It is the latest in a series of sad developments for state workers -- and for the state government they serve -- following Gov. Bob Holden's executive order last summer that instituted collective bargaining for state employees.
Sadly, many of the predictions made last summer by opponents of this executive order are coming true.
The latest case in point concerns service fees, also called fair-share fees. These fees are charged by the unions for non-members. These fees are said by union officials and their supporters to represent the non-members' fair share for all the benefits provided to non-members by the union.
At $18 a month, the service fees are slightly less than the $23 monthly dues for full membership in the union. State officials working for the Holden administration have entered into negotiations with two unions representing some state workers concerning the fees.
The unions involved are the American Federation of State, County and Municipal Employees and the Service International Employees Union.
What about workers who want no part of the union?
Holden isn't concerned about them. Where this issue is concerned, he is of the unions, by the unions and for the unions.
All these are alarming developments.
Collective bargaining for public employees represents a sharp turn away from representative government.

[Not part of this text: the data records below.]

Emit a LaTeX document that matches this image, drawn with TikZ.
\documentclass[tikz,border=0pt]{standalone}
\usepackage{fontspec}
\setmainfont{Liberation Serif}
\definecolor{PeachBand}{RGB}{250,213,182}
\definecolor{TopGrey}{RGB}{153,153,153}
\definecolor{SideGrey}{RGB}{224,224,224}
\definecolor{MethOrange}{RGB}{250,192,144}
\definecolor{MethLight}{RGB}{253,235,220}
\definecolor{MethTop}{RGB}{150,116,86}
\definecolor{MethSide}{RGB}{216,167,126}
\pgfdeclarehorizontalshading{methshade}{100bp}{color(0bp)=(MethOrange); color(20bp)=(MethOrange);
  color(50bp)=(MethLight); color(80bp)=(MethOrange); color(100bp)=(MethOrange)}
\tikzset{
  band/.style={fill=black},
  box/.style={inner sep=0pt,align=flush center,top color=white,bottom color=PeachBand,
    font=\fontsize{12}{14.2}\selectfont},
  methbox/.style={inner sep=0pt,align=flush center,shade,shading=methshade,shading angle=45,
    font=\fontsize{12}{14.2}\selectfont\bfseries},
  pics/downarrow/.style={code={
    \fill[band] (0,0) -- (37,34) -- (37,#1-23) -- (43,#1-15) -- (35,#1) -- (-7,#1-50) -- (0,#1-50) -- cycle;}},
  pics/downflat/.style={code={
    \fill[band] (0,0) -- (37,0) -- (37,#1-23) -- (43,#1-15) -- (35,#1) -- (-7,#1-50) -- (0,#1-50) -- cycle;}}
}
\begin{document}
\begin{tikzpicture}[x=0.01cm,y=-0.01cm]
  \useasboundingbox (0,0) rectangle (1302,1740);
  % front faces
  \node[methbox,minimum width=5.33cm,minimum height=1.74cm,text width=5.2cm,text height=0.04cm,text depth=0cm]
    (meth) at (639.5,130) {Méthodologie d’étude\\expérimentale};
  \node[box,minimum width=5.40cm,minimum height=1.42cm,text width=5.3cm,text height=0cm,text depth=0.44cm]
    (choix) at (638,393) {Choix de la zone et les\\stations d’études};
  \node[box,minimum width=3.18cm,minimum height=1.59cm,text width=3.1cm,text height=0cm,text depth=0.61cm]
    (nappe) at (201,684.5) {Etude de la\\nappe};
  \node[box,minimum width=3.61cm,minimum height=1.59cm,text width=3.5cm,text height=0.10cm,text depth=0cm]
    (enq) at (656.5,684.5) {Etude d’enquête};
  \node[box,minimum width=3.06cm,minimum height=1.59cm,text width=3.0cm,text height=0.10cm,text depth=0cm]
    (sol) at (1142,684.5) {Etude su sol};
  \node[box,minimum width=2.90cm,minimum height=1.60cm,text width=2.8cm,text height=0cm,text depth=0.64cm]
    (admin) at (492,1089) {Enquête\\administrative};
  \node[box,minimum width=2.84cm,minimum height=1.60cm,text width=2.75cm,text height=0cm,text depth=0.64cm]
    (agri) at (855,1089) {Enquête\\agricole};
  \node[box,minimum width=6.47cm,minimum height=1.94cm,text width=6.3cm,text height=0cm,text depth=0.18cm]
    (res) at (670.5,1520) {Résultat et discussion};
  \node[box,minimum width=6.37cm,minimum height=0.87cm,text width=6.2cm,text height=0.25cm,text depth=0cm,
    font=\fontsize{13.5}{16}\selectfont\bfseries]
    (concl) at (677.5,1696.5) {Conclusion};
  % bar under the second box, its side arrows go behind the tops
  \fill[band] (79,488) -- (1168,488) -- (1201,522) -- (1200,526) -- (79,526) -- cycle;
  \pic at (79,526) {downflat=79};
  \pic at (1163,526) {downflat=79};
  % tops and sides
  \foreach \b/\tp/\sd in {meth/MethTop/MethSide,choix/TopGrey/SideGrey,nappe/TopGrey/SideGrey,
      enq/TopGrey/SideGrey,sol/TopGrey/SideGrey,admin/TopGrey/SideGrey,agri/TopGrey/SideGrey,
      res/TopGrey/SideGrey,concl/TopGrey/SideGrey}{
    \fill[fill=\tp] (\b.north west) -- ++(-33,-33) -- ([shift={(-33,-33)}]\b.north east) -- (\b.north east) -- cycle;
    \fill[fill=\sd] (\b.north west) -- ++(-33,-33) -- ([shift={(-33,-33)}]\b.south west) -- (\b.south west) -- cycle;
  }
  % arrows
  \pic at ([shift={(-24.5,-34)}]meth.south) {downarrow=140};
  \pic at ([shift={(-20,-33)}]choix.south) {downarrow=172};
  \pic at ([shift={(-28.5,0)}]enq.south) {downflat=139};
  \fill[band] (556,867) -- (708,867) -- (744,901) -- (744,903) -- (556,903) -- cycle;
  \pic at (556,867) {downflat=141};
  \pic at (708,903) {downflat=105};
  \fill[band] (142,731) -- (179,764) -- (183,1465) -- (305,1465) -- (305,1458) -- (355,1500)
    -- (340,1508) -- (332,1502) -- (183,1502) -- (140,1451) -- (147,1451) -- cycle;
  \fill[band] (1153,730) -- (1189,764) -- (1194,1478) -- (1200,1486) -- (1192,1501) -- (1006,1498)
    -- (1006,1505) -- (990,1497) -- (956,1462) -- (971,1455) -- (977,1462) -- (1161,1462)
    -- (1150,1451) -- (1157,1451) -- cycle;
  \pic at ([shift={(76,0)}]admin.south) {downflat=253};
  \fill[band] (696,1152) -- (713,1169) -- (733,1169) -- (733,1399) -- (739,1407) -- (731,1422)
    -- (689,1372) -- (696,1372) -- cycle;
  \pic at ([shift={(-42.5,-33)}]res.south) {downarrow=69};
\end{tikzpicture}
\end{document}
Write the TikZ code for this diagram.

For more than 30 years, legislative battles fought out among the elected representatives of the people focused on collective bargaining. No General Assembly ever passed the bill and put it on the governor's desk for the signature that would have made it law.
This includes more than three decades of Democratic control of both the House and Senate, a one-party domination that ended in January 2001 with the election of the first Republican majority in the Senate since 1948.
Having failed to persuade Democratic majorities in the House and Senate to pass the bill, the unions got this governor to do their bidding with the stroke of a pen, by executive order.
Holden's action is bad policy, both procedurally and substantively, and is in need of legislative or judicial remedy.